After earning his doctorate in 1958 Bader won an international fellowship to Cambridge where he studied under Christopher Longuet-Higgins, a theoretical chemist whom Bader said, "could reduce people to tears in 30 seconds and who had no time for 'fuzzy thinking.' " Reading books that Longuet-Higgins assigned, Bader became convinced that electron density was the basis for carrying chemical information.

But, his mentor disagreed, saying it would never amount to anything. It was a refrain Bader would hear many times. His theory went against accepted notions of how chemistry worked; consequently, he had difficulty getting his papers published. According to his daughter Suzanne, it was a source of great frustration to him.

"His most cited papers were often met with fierce resistance," says associate chemistry professor Chérif Matta, a former PhD student of Bader's. "Richard was exceptionally knowledgeable and innovative, contagiously passionate about his science, and extremely deep and rigorous. Richard was ahead of his time."

After Cambridge, Bader returned to Canada as an associate professor at the University of Ottawa. In 1966, he became a full professor at McMaster. By this time he had a young family. While in Boston, attending a dance, Bader had met twin sisters Pamela and Patricia Kozenof, both nurses from New Zealand. A man who could be forceful and persuasive, Bader persuaded Pamela to stay in Canada and marry him.

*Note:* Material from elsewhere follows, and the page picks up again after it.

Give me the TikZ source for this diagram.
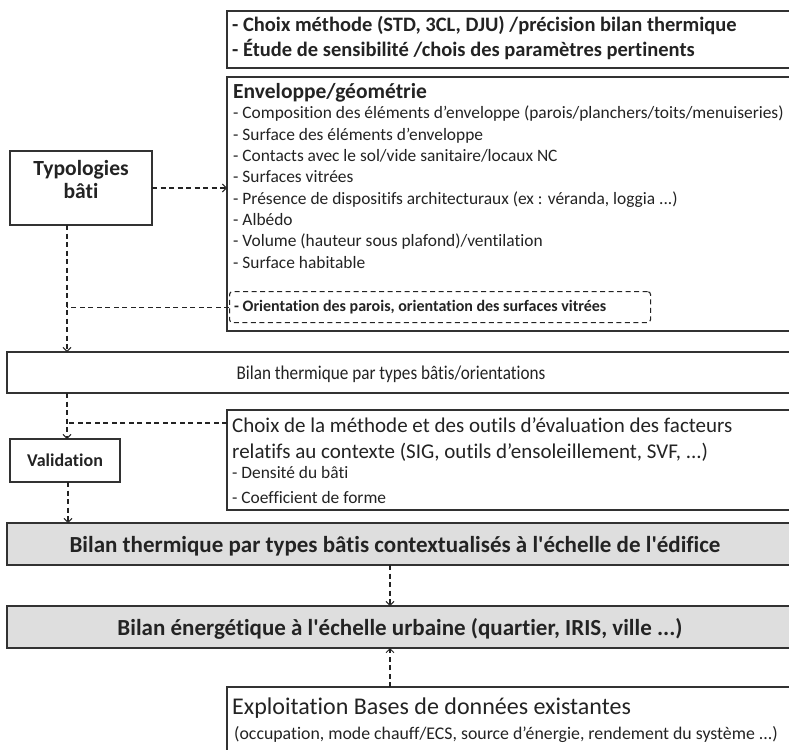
\documentclass[tikz,border=0pt]{standalone}
\usepackage{fontspec}
\setmainfont{Carlito}[Ligatures={TeXOff,NoCommon}]
\newfontfamily\condfont{Carlito}[FakeStretch=0.88, Ligatures={TeXOff,NoCommon}]
\usetikzlibrary{arrows.meta}
\definecolor{ink}{RGB}{35,35,35}
\definecolor{boxline}{RGB}{50,50,50}
\definecolor{gfill}{RGB}{222,222,222}
\begin{document}
\begin{tikzpicture}[x=1pt,y=-1pt,
  box/.style={draw=boxline, line width=1.6pt, fill=white, anchor=north west, inner sep=0pt, outer sep=0pt},
  gbox/.style={box, fill=gfill},
  tl/.style={anchor=base west, inner sep=0pt, text=ink},
  tc/.style={anchor=base, inner sep=0pt, text=ink},
  dl/.style={dash pattern=on 5pt off 3.5pt, line width=1.1pt, draw=ink},
  arr/.style={dl, -{Straight Barb[length=4pt,width=8pt,line width=1pt]}},
  fA/.style={font=\bfseries\fontsize{20.5}{24}\selectfont},
  fB/.style={font=\fontsize{17.4}{20}\selectfont},
  fC/.style={font=\fontsize{21}{25}\selectfont},
  fG/.style={font=\bfseries\fontsize{23}{27}\selectfont},
]
\useasboundingbox (0,0) rectangle (789,749);
\begin{scope}
\clip (0,0) rectangle (789,749);
% boxes
\node[box, minimum width=580pt, minimum height=57pt] (meth) at (227,11) {};
\node[box, minimum width=580pt, minimum height=254pt] (env) at (227,77) {};
\node[box, minimum width=142pt, minimum height=74pt] (typ) at (10,151) {};
\node[draw=ink, dash pattern=on 5pt off 3.5pt, line width=1.1pt, rounded corners=3pt,
      anchor=north west, minimum width=421pt, minimum height=31pt, inner sep=0pt] (ori) at (229,291) {};
\node[box, minimum width=800pt, minimum height=41pt] (bt) at (7,352) {};
\node[box, minimum width=580pt, minimum height=100pt] (ctx) at (227,410) {};
\node[box, minimum width=110pt, minimum height=43pt] (val) at (10,439) {};
\node[gbox, minimum width=800pt, minimum height=42pt] (g1) at (7,523) {};
\node[gbox, minimum width=800pt, minimum height=42pt] (g2) at (7,606) {};
\node[box, minimum width=580pt, minimum height=90pt] (db) at (227,687) {};
% texts
\node[tc, font=\bfseries\fontsize{21.6}{26}\selectfont] (t1) at (81,175) {Typologies};
\node[tc, font=\bfseries\fontsize{21.6}{26}\selectfont] (t2) at (81,198.5) {bâti};
\node[tc, font=\bfseries\fontsize{18}{21}\selectfont] (vt) at (65,466) {Validation};
\node[tl, fA] (m1) at (232,32) {- Choix méthode (STD, 3CL, DJU) /précision bilan thermique};
\node[tl, fA] (m2) at (232,57) {- Étude de sensibilité /chois des paramètres pertinents};
\node[tl, font=\bfseries\fontsize{21.5}{25}\selectfont] (e0) at (233,99) {Enveloppe/géométrie};
\node[tl, fB] (e1) at (233,119) {- Composition des éléments d’enveloppe (parois/planchers/toits/menuiseries)};
\node[tl, fB] (e2) at (233,140.3) {- Surface des éléments d’enveloppe};
\node[tl, fB] (e3) at (233,161.6) {- Contacts avec le sol/vide sanitaire/locaux NC};
\node[tl, fB] (e4) at (233,182.9) {- Surfaces vitrées};
\node[tl, fB] (e5) at (233,204.2) {- Présence de dispositifs architecturaux (ex : véranda, loggia ...)};
\node[tl, fB] (e6) at (233,225.5) {- Albédo};
\node[tl, fB] (e7) at (233,246.8) {- Volume (hauteur sous plafond)/ventilation};
\node[tl, fB] (e8) at (233,268.1) {- Surface habitable};
\node[tl, font=\bfseries\fontsize{16}{19}\selectfont] (o1) at (234,311) {- Orientation des parois, orientation des surfaces vitrées};
\node[tc, font=\condfont\fontsize{19.5}{23}\selectfont] (btt) at (391,379) {Bilan thermique par types bâtis/orientations};
\node[tl, fC] (c1) at (232,432) {Choix de la méthode et des outils d’évaluation des facteurs};
\node[tl, fC] (c2) at (232,458) {relatifs au contexte (SIG, outils d’ensoleillement, SVF, ...)};
\node[tl, fB] (c3) at (232,478) {- Densité du bâti};
\node[tl, fB] (c4) at (232,503) {- Coefficient de forme};
\node[tc, fG] (g1t) at (395,552) {Bilan thermique par types bâtis contextualisés à l'échelle de l'édifice};
\node[tc, fG] (g2t) at (400,635) {Bilan énergétique à l'échelle urbaine (quartier, IRIS, ville ...)};
\node[tl, font=\fontsize{24}{28}\selectfont] (d1) at (232,714) {Exploitation Bases de données existantes};
\node[tl, font=\fontsize{17.8}{21}\selectfont] (d2) at (234,739) {(occupation, mode chauff/ECS, source d’énergie, rendement du système ...)};
% connectors
\coordinate (vtop) at ([xshift=57pt]typ.south west);
\draw[arr] (typ.east) -- (typ.east -| env.west);
\draw[arr] (vtop) -- (vtop |- bt.north);
\draw[dl] (ori.west) -- (ori.west -| vtop);
\draw[arr] (vtop |- bt.south) -- (vtop |- val.north);
\draw[dl] ([yshift=-13pt]ctx.north west) -- ([yshift=-13pt]ctx.north west -| vtop);
\draw[arr] ([xshift=3pt]val.south) -- ([xshift=3pt]val.south |- g1.north);
\draw[arr] ([xshift=-17pt]g1.south) -- ([xshift=-17pt]g1.south |- g2.north);
\draw[arr] ([xshift=-17pt]g2.south |- db.north) -- ([xshift=-17pt]g2.south);
\end{scope}
\end{tikzpicture}
\end{document}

The ceremony took place in September, 1958. Three daughters duly arrived: Carolyn in 1961, Kimberley in 1964 and Suzanne in 1966. The family built a house on the shores of Lake Ontario in Burlington, and rescued a shell of a cottage in the northern area of Tobermory. Pamela Bader took plumbing and wiring courses and the couple spent summers renovating together. Suzanne Bader recalls her father's love of nature, particularly trees. "He would transplant trees from our home in Burlington to the cottage where the terrain was vastly different. This was an experiment for him to observe. Dad would walk around the property inspecting them. I think he named them all 'Charlie'."

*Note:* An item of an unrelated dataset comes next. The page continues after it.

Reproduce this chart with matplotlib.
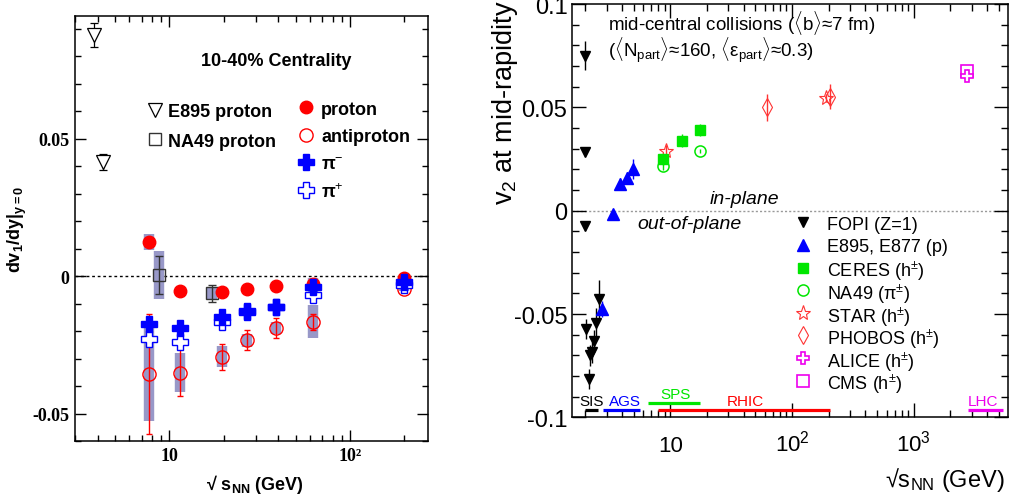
import numpy as np
import matplotlib
matplotlib.use("Agg")
import matplotlib.pyplot as plt
from matplotlib.ticker import FixedLocator, FuncFormatter, LogLocator, MultipleLocator, NullFormatter

plt.rcParams['font.family'] = ['Liberation Sans', 'DejaVu Sans']
plt.rcParams['mathtext.fontset'] = 'custom'
plt.rcParams['mathtext.rm'] = 'Liberation Sans'
plt.rcParams['mathtext.it'] = 'Liberation Sans:italic'
plt.rcParams['mathtext.bf'] = 'Liberation Sans:bold'
plt.rcParams['axes.unicode_minus'] = False

# ---- left panel: dv1/dy slopes, 10-40% centrality ----
bes_energy = [7.7, 11.5, 19.6, 27, 39, 62.4, 200]
p_slope = [0.0125, -0.0053, -0.0059, -0.0048, -0.0035, -0.0027, -0.0006]
p_sys = [0.0028, 0, 0, 0, 0, 0, 0]
pbar_slope = [-0.0356, -0.0351, -0.0293, -0.0233, -0.0188, -0.0166, -0.0048]
pbar_err = [0.022, 0.0085, 0.0047, 0.0036, 0.0036, 0.0029, 0.001]
pbar_sys = [0.017, 0.007, 0.0038, 0.0023, 0.0022, 0.006, 0.0005]
pim_slope = [-0.0175, -0.0187, -0.0150, -0.0127, -0.0111, -0.0041, -0.0021]
pim_sys = [0, 0, 0, 0, 0, 0.0035, 0]
pip_slope = [-0.0229, -0.0239, -0.0168, -0.0130, -0.0113, -0.0067, -0.0033]

e895_energy = [3.8, 4.3]
e895_slope = [0.0878, 0.0416]
e895_err = [0.0045, 0.003]

na49_energy = [8.8, 17.3]
na49_slope = [0.0004, -0.0063]
na49_err = [0.0068, 0.003]
na49_sys = [0.0088, 0.002]

# ---- right panel: v2 excitation function ----
fopi_e = [1.99, 1.99, 1.99, 2.05, 2.14, 2.2, 2.28, 2.35, 2.46, 2.58]
fopi_v2 = [0.075, 0.0285, -0.0075, -0.0572, -0.0814, -0.070, -0.0685, -0.0629, -0.0543, -0.0427]
fopi_err = [0.007, 0.002, 0.002, 0.005, 0.005, 0.005, 0.005, 0.005, 0.007, 0.009]
e895_e = [2.75, 3.4, 3.9, 4.4, 4.95]
e895_v2 = [-0.0475, -0.0016, 0.0129, 0.0158, 0.0202]
e895_v2err = [0.004, 0.001, 0.003, 0.003, 0.005]
ceres_e = [8.8, 12.6, 17.5]
ceres_v2 = [0.025, 0.0339, 0.039]
ceres_err = [0.003, 0.003, 0.003]
na49_e = [8.8, 17.5]
na49_v2 = [0.0218, 0.029]
na49_v2err = [0.002, 0.001]
star_e = [9.3, 190]
star_v2 = [0.029, 0.0544]
star_err = [0.003, 0.002]
phobos_e = [62.4, 205]
phobos_v2 = [0.050, 0.0551]
phobos_err = [0.0067, 0.006]
alice_e = [2760]
alice_v2 = [0.065]
alice_err = [0.002]
cms_e = [2760]
cms_v2 = [0.0674]
cms_err = [0.001]

facility = ['SIS', 'AGS', 'SPS', 'RHIC', 'LHC']
facility_lo = [2.0, 2.8, 6.6, 7.9, 2770]
facility_hi = [2.55, 5.6, 17.6, 204, 5400]
facility_col = ['black', 'blue', '#00e600', 'red', '#ee00ee']

box_col = '#9898c8'
green = '#00e600'
lred = '#ff3333'
magenta = '#ee00ee'

fig = plt.figure(figsize=(10.1, 5.02), dpi=100)
ax1 = fig.add_axes([0.0743, 0.1195, 0.3495, 0.8466])
ax2 = fig.add_axes([0.566, 0.1665, 0.4317, 0.8235])


def sys_boxes(ax, x, y, s):
    x, y, s = np.asarray(x), np.asarray(y), np.asarray(s)
    m = s > 0
    ax.vlines(x[m], y[m] - s[m], y[m] + s[m], lw=7.5, color=box_col, zorder=1)


def legend_rows(ax, xm, xt, y0, dy, entries, **kw):
    for i, (style, label) in enumerate(entries):
        y = y0 - i * dy
        ax.plot([xm], [y], transform=ax.transAxes, clip_on=False, ls='none', **style)
        ax.text(xt, y, label, transform=ax.transAxes, va='center_baseline', ha='left', **kw)


# left panel
ax1.set_xscale('log')
ax1.set_xlim(3, 270)
ax1.set_ylim(-0.06, 0.0947)
ax1.axhline(0, color='black', ls=(0, (2, 2)), lw=1, zorder=0)

sys_boxes(ax1, bes_energy, pbar_slope, pbar_sys)
sys_boxes(ax1, bes_energy, p_slope, p_sys)
sys_boxes(ax1, bes_energy, pim_slope, pim_sys)
sys_boxes(ax1, na49_energy, na49_slope, na49_sys)

ax1.errorbar(e895_energy, e895_slope, yerr=e895_err, fmt='v', ms=10, mfc='white', mec='black',
             mew=0.9, ecolor='black', elinewidth=0.9, capsize=3, zorder=3)
ax1.errorbar(na49_energy, na49_slope, yerr=na49_err, fmt='s', ms=8.5, mfc='none', mec='#333333',
             mew=1, ecolor='#333333', elinewidth=1, capsize=3, zorder=3)
ax1.plot(bes_energy, p_slope, 'o', ms=9, color='red', zorder=4)
ax1.errorbar(bes_energy, pbar_slope, yerr=pbar_err, fmt='o', ms=9.5, mfc='none', mec='red',
             mew=1, ecolor='red', elinewidth=1, capsize=2.5, zorder=4)
ax1.plot(bes_energy, pip_slope, 'P', ms=11.5, mfc='white', mec='blue', mew=1, zorder=5)
ax1.plot(bes_energy, pim_slope, 'P', ms=11.5, color='blue', zorder=6)

ax1.text(0.5714, 0.8948, '10-40% Centrality', transform=ax1.transAxes, ha='center', va='center',
         fontsize=13, fontweight='bold')
legend_rows(ax1, 0.2266, 0.2635, 0.7795, 0.0689,
            [(dict(marker='v', ms=10, mfc='white', mec='black', mew=0.9), 'E895 proton'),
             (dict(marker='s', ms=8.5, mfc='white', mec='#333333', mew=1), 'NA49 proton')],
            fontsize=13, fontweight='bold')
legend_rows(ax1, 0.6544, 0.6969, 0.7852, 0.0649,
            [(dict(marker='o', ms=9, color='red'), 'proton'),
             (dict(marker='o', ms=9.5, mfc='white', mec='red', mew=1), 'antiproton'),
             (dict(marker='P', ms=11.5, color='blue'), 'π$^{-}$'),
             (dict(marker='P', ms=11.5, mfc='white', mec='blue', mew=1), 'π$^{+}$')],
            fontsize=13, fontweight='bold')

ax1.xaxis.set_major_locator(FixedLocator([10, 100]))
ax1.xaxis.set_major_formatter(FuncFormatter(lambda v, p: {10: '10', 100: '10²'}.get(int(round(v)), '')))
ax1.xaxis.set_minor_locator(LogLocator(base=10, subs=np.arange(2, 10)))
ax1.xaxis.set_minor_formatter(NullFormatter())
ax1.yaxis.set_major_locator(FixedLocator([-0.05, 0, 0.05]))
ax1.yaxis.set_major_formatter(FuncFormatter(lambda v, p: '%g' % round(v, 3)))
ax1.yaxis.set_minor_locator(MultipleLocator(0.01))
ax1.tick_params(which='both', direction='in', top=True, right=True, width=1)
ax1.tick_params(which='major', length=8, pad=4)
ax1.tick_params(which='minor', length=4)
for s in ax1.spines.values():
    s.set_linewidth(1.1)
ax1.set_xlabel('√ s$_{\\mathbf{NN}}$ (GeV)', fontsize=13, fontweight='bold')
ax1.xaxis.set_label_coords(0.51, -0.073)
ax1.set_ylabel('dv$_{\\mathbf{1}}$/dy|$_{\\mathbf{y=0}}$', fontsize=13, fontweight='bold')
ax1.yaxis.set_label_coords(-0.13, 0.5)

# right panel
ax2.set_xscale('log')
ax2.set_xlim(1.55, 5900)
ax2.set_ylim(-0.1, 0.1)
ax2.axhline(0, color='#999999', ls=(0, (1.5, 1.5)), lw=1, zorder=0)

for name, lo, hi, col in zip(facility, facility_lo, facility_hi, facility_col):
    yy = -0.093 if name == 'SPS' else -0.0962
    ax2.hlines(yy, lo, hi, color=col, lw=2.3)
ax2.text(2.27, -0.0919, 'SIS', color='black', fontsize=11, ha='center', va='center')
ax2.text(4.27, -0.0919, 'AGS', color='blue', fontsize=11, ha='center', va='center')
ax2.text(11.0, -0.0886, 'SPS', color=green, fontsize=11, ha='center', va='center')
ax2.text(41.3, -0.0919, 'RHIC', color='red', fontsize=11, ha='center', va='center')
ax2.text(3730, -0.0919, 'LHC', color=magenta, fontsize=11, ha='center', va='center')

ekw = dict(elinewidth=1, capsize=0)
ax2.errorbar(fopi_e, fopi_v2, yerr=fopi_err, fmt='v', ms=7.5, color='black', **ekw)
ax2.errorbar(e895_e, e895_v2, yerr=e895_v2err, fmt='^', ms=8, color='blue', **ekw)
ax2.errorbar(star_e, star_v2, yerr=star_err, fmt='*', ms=11, mfc='none', mec=lred, mew=0.8,
             ecolor=lred, **ekw)
ax2.errorbar(na49_e, na49_v2, yerr=na49_v2err, fmt='o', ms=8, mfc='none', mec=green, mew=1.1,
             ecolor=green, **ekw)
ax2.errorbar(ceres_e, ceres_v2, yerr=ceres_err, fmt='s', ms=7, color=green, **ekw)
ax2.errorbar(phobos_e, phobos_v2, yerr=phobos_err, fmt='d', ms=9, mfc='none', mec=lred, mew=0.8,
             ecolor=lred, **ekw)
ax2.errorbar(cms_e, cms_v2, yerr=cms_err, fmt='s', ms=8, mfc='none', mec=magenta, mew=1.2,
             ecolor=magenta, **ekw)
ax2.errorbar(alice_e, alice_v2, yerr=alice_err, fmt='P', ms=8, mfc='white', mec=magenta, mew=1.2,
             ecolor=magenta, **ekw)

ax2.text(0.0833, 0.957, r'mid-central collisions ($\langle$b$\rangle$≈7 fm)',
         transform=ax2.transAxes, fontsize=13.5, va='center')
ax2.text(0.0833, 0.890, r'($\langle$N$_{\rm part}\rangle$≈160, $\langle$ε$_{\rm part}\rangle$≈0.3)',
         transform=ax2.transAxes, fontsize=13.5, va='center')
ax2.text(0.3975, 0.5285, 'in-plane', transform=ax2.transAxes, fontsize=14, style='italic',
         ha='center', va='center')
ax2.text(0.2713, 0.470, 'out-of-plane', transform=ax2.transAxes, fontsize=14, style='italic',
         ha='center', va='center')

legend_rows(ax2, 0.5305, 0.585, 0.472, 0.0547,
            [(dict(marker='v', ms=7.5, color='black'), 'FOPI (Z=1)'),
             (dict(marker='^', ms=8, color='blue'), 'E895, E877 (p)'),
             (dict(marker='s', ms=7, color=green), 'CERES (h$^{\\pm}$)'),
             (dict(marker='o', ms=8, mfc='none', mec=green, mew=1.1), 'NA49 (π$^{\\pm}$)'),
             (dict(marker='*', ms=11, mfc='none', mec=lred, mew=0.8), 'STAR (h$^{\\pm}$)'),
             (dict(marker='d', ms=9, mfc='none', mec=lred, mew=0.8), 'PHOBOS (h$^{\\pm}$)'),
             (dict(marker='P', ms=8, mfc='none', mec=magenta, mew=1.2), 'ALICE (h$^{\\pm}$)'),
             (dict(marker='s', ms=8, mfc='none', mec=magenta, mew=1.2), 'CMS (h$^{\\pm}$)')],
            fontsize=13)

ax2.xaxis.set_major_locator(FixedLocator([10, 100, 1000]))
ax2.xaxis.set_major_formatter(FuncFormatter(
    lambda v, p: {10: '10', 100: r'10$^{2}$', 1000: r'10$^{3}$'}.get(int(round(v)), '')))
ax2.xaxis.set_minor_locator(LogLocator(base=10, subs=np.arange(2, 10)))
ax2.xaxis.set_minor_formatter(NullFormatter())
ax2.yaxis.set_major_locator(FixedLocator([-0.1, -0.05, 0, 0.05, 0.1]))
ax2.yaxis.set_major_formatter(FuncFormatter(lambda v, p: '%g' % round(v, 3)))
ax2.yaxis.set_minor_locator(MultipleLocator(0.01))
ax2.tick_params(which='both', direction='in', top=True, right=True, width=1)
ax2.tick_params(which='major', length=10)
ax2.tick_params(which='minor', length=5)
ax2.tick_params(axis='y', which='major', labelsize=17, pad=3)
ax2.tick_params(axis='x', which='major', labelsize=16, pad=24)
for s in ax2.spines.values():
    s.set_linewidth(1.1)
ax2.set_xlabel('√s$_{\\rm NN}$ (GeV)', fontsize=17, ha='right')
ax2.xaxis.set_label_coords(0.994, -0.115)
fig.text(0.5, 0.592, 'v$_{2}$ at mid-rapidity', rotation=90, fontsize=19.5, ha='center', va='bottom')

# tick label fonts: serif bold on the left, baseline-aligned powers of ten on the right
for t in ax1.xaxis.get_major_ticks() + ax1.yaxis.get_major_ticks():
    t.label1.set_fontfamily('Liberation Serif')
    t.label1.set_fontweight('bold')
    t.label1.set_fontsize(13)
for t in ax2.xaxis.get_major_ticks():
    t.label1.set_va('baseline')

fig.savefig('out.png', dpi=100)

Enamoured of astronomy, Bader encouraged imagination in his children and taught them how to wish upon a star. He also left mathematical problems at the foot of their beds during the night and signed them "the secret writer."

The whole family travelled together when Bader went on sabbatical trips. Daughter Suzanne remembers their travels fondly. "The adventures never ended. Climbing hills to explore castles in England, roaming the Louvre to appreciate the arts, attending local operas. Dad loved different culture, experimenting, observing and absorbing all of it."

During his career, Bader helped create a software program called AIMPAC widely used in universities to help with the analysis of atoms in molecules. Among other honours, he received the Alfred P. Sloan Research Fellowship, the John Simon Guggenheim Memorial Fellowship and he was elected a Fellow of the Royal Society of Canada.

In 1990, at the age of 59, Bader outlined his QTAIM Theory in his book Atoms In Molecules: A Quantum Theory published by Oxford University Press. Bader's work has since been referenced more than 26,000 times in other scientists' publications (2,000-3,000 citations in a lifetime is considered respectable). Bader said, "In the end I knew I would win and now I have won and I am one of the most widely quoted chemists in the world. It has been a long, hard fight. I've had a hell of a life, but it's been really great."

The 2011 Nobel Prize for chemistry was awarded to an Israeli scientist for his work on quasi crystals. Canadian Richard Bader was disappointed when he didn't win, but not entirely surprised. The nomination however confirmed he was one of the greats in his field. He died of lung disease on Jan. 15 at Joseph Brant Memorial Hospital in Burlington. He was 80.